The scruffy weed-filled corner of your yard could be the key to making a thriving garden.
Ecologist Wendy Seabrook has long argued the case for keeping a few weeds around the place.
Dr Seabrook, originally from the UK and now in northern Queensland, points out that, used well, weeds can play an important role in making a thriving garden and protecting against drought.
Weeds are “pioneering plants” that can be an indicator of compacted ground or soil lacking in oxygen.
“They’re plants that come into degraded soil … that nothing [else] is growing in, because nature wants to cover soil.”
Seabrook’s lightbulb moment was 20 years ago, at her farm in north Queensland, where sicklepod, listed as a noxious weed, was growing. She was intent on getting rid of it until a soil scientist pointed out the surrounding grass was greener and more lush than in areas free of the weed.
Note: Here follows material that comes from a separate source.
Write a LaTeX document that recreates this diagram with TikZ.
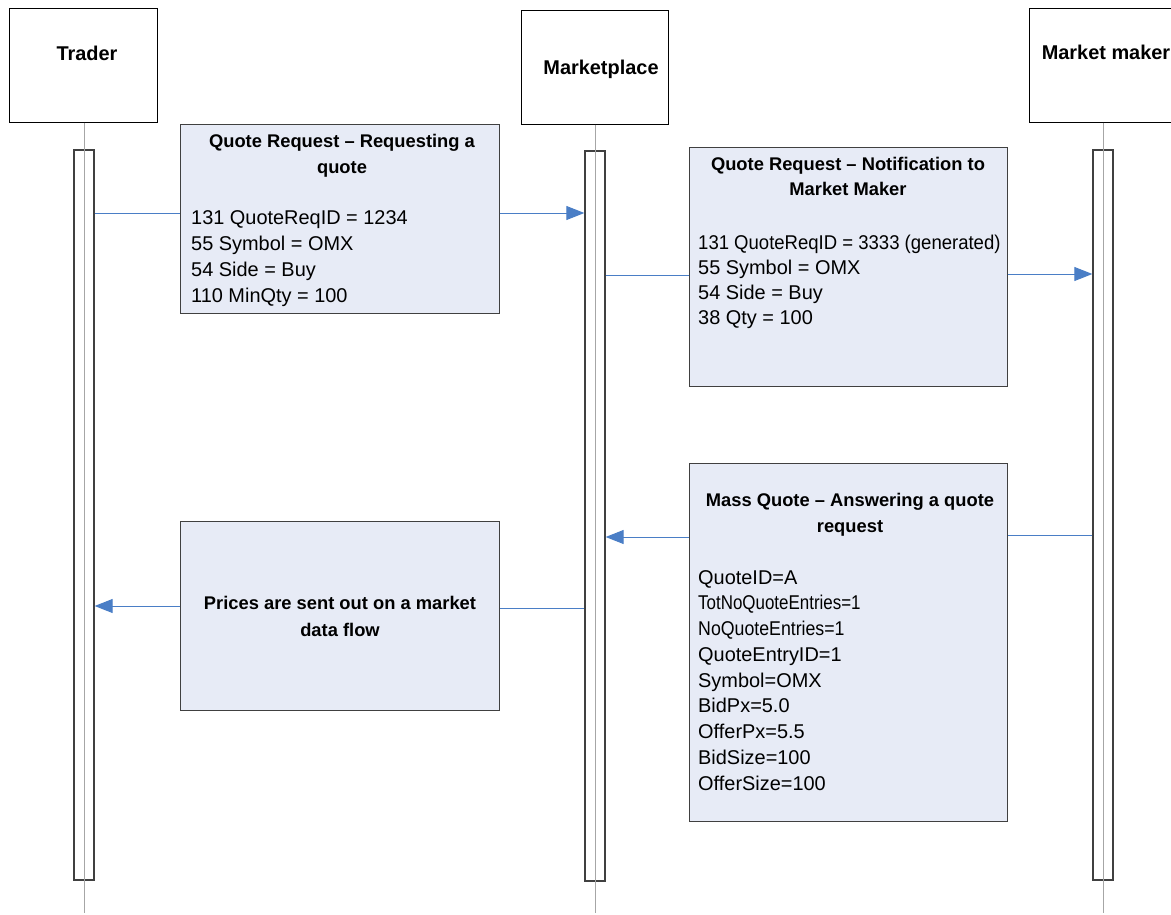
\documentclass[tikz,border=0pt]{standalone}
\usepackage{fontspec}
\setmainfont{Liberation Sans}
\usetikzlibrary{arrows.meta}
\definecolor{msgblue}{HTML}{4A7EC6}
\definecolor{notefill}{HTML}{E7EBF6}
\definecolor{notedraw}{HTML}{404040}
\definecolor{lifegray}{HTML}{A6A6A6}
\begin{document}
\begin{tikzpicture}[x=1bp,y=-1bp,
  actor/.style={draw=black, line width=1bp, fill=white, minimum width=147bp, minimum height=114bp, inner sep=0},
  actorname/.style={font=\fontsize{20}{24}\selectfont\bfseries, anchor=base, inner sep=0},
  activation/.style={draw=notedraw, line width=1.3bp, fill=white, minimum width=20bp, minimum height=730bp, inner sep=0},
  lifeline/.style={draw=lifegray, line width=1bp},
  note/.style={draw=notedraw, line width=1bp, fill=notefill, minimum width=318bp, inner sep=0},
  notetitle/.style={font=\fontsize{18.4}{26}\selectfont\bfseries, anchor=base, inner sep=0},
  notebody/.style={font=\fontsize{20}{26}\selectfont, anchor=base west, inner sep=0},
  msg/.style={draw=msgblue, line width=1bp},
  arrowmsg/.style={msg, -{Triangle[length=18bp,width=14bp]}}
]
\useasboundingbox (0,0) rectangle (1171,915);
\clip (0,0) rectangle (1171,915);

% participants
\node[actor] (trader) at (83.5,65) {};
\node[actor] (market) at (594.5,67) {};
\node[actor] (maker) at (1102.5,65) {};
\node[actorname] (traderlbl) at (87,60) {Trader};
\node[actorname] (marketlbl) at (601,74) {Marketplace};
\node[actorname] (makerlbl) at (1106,59) {Market maker};

% activation bars
\node[activation] (tbar) at (84,515) {};
\node[activation] (mbar) at (595,516) {};
\node[activation] (kbar) at (1103,515) {};

% lifelines
\coordinate (tend) at (84,913);
\coordinate (mend) at (595,913);
\coordinate (kend) at (1103,913);
\draw[lifeline] (trader.south -| tend) -- (tend);
\draw[lifeline] (market.south -| mend) -- (mend);
\draw[lifeline] (maker.south -| kend) -- (kend);

% notes
\node[note, minimum height=189bp] (q1) at (340,218.5) {};
\node[note, minimum height=239bp] (q2) at (848,266.5) {};
\node[note, minimum height=358bp] (q3) at (848,642) {};
\node[note, minimum height=189bp] (q4) at (340,615.5) {};

% note texts
\node[notetitle] (q1t1) at (342,147) {Quote Request – Requesting a};
\node[notetitle] (q1t2) at (342,173) {quote};
\foreach \t [count=\i from 0] in {131 QuoteReqID = 1234, 55 Symbol = OMX, 54 Side = Buy, 110 MinQty = 100}
  \node[notebody] (q1b\i) at (191,{224+26*\i}) {\t};

\node[notetitle] (q2t1) at (848,170) {Quote Request – Notification to};
\node[notetitle] (q2t2) at (848,195) {Market Maker};
\foreach \t [count=\i from 0] in {{\scalebox{0.93}[1]{131 QuoteReqID = 3333 (generated)}}, 55 Symbol = OMX, 54 Side = Buy, 38 Qty = 100}
  \node[notebody] (q2b\i) at (698,{249+25.33*\i}) {\t};

\node[notetitle] (q3t1) at (850,506) {Mass Quote – Answering a quote};
\node[notetitle] (q3t2) at (850,532) {request};
\foreach \t [count=\i from 0] in {QuoteID=A, {\scalebox{0.85}[1]{TotNoQuoteEntries=1}}, {\scalebox{0.89}[1]{NoQuoteEntries=1}}, QuoteEntryID=1, Symbol=OMX, BidPx=5.0, OfferPx=5.5, BidSize=100, OfferSize=100}
  \node[notebody] (q3b\i) at (698,{584+25.75*\i}) {\t};

\node[notetitle] (q4t1) at (340,609) {Prices are sent out on a market};
\node[notetitle] (q4t2) at (340,636) {data flow};

% messages
\draw[msg] (tbar.east |- 0,213) -- (q1.west |- 0,213);
\draw[arrowmsg] (q1.east |- 0,213) -- (mbar.west |- 0,213);

\draw[msg] (mbar.east |- 0,275) -- (q2.west |- 0,275);
\draw[arrowmsg] (q2.east |- 0,274) -- (kbar.west |- 0,274);

\draw[msg] (kbar.west |- 0,535) -- (q3.east |- 0,535);
\draw[arrowmsg] (q3.west |- 0,537) -- (mbar.east |- 0,537);

\draw[msg] (mbar.west |- 0,608) -- (q4.east |- 0,608);
\draw[arrowmsg] (q4.west |- 0,606) -- (tbar.east |- 0,606);
\end{tikzpicture}
\end{document}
Rather than out-completing the grasses it was fixing nitrogen from the air and adding it to the soil, making the nutrient available for nearby plants.
“We need to look at what weeds are doing rather than just thinking weeds are a bad thing,” Seabrook says.
Many weeds are deep rooted, helping to bring nutrients closer to the surface, and loosening compacted ground.
And it’s compacted soil that worsens the effect of drought; the harder the surface, the more likely rainfall is to flow off rather than be absorbed into the ground, as Seabrook’s home experiment reveals.
Seabrook adopts the ecological approach, which she argues is an easier and cheaper way to grow crops using the “free ecological services” nature can provide.
These methods – including using plants to break up soil compacted by years of ploughing – have been adopted by large scale commercial farmers Gabe Brown and David Brandt in the United States, and Colin Seis in Australia, among others.
“After years of ploughing and cultivating the soil they have become a little bit like the canary in the coal mine. They’re doing some really innovative things.”
Gardeners can adapt some of their techniques to a smaller scale, Seabrook suggests.
To prevent weeds taking smothering crops, plant other crops with them, she says. A farmer in her region is growing bush beans with his potato crop. Others use “cover crops” – up to 20 different species to attract beneficial insects and break up hard surfaces.
Seabrook emphasises that gardeners shouldn’t be allowing invasive weeds to spread or set seed.
“Look at what that plant is doing and be really responsible about environmental weeds.”
She cuts down the sicklepod plants, still growing on her property, before they set seed.
“That way I can incorporate all that biomass into the soil to give my soil organisms a lot of food to eat, and at the same time I’m taking responsibility and not allowing it to seed.”
On her property, the soil is much better than when she first settled there. “I’m not having to irrigate so much, and its getting easier to grow some of the more sensitive plants”
“If the weeds are there and you can’t do anything about it at the moment, then use them. But if not, try and work with species that do the same sort of job but are more ideal.
A healthy soil, with less compaction, more oxygen and more aggregate structure is the best way to get rid of weeds in the long term, Seabrook says.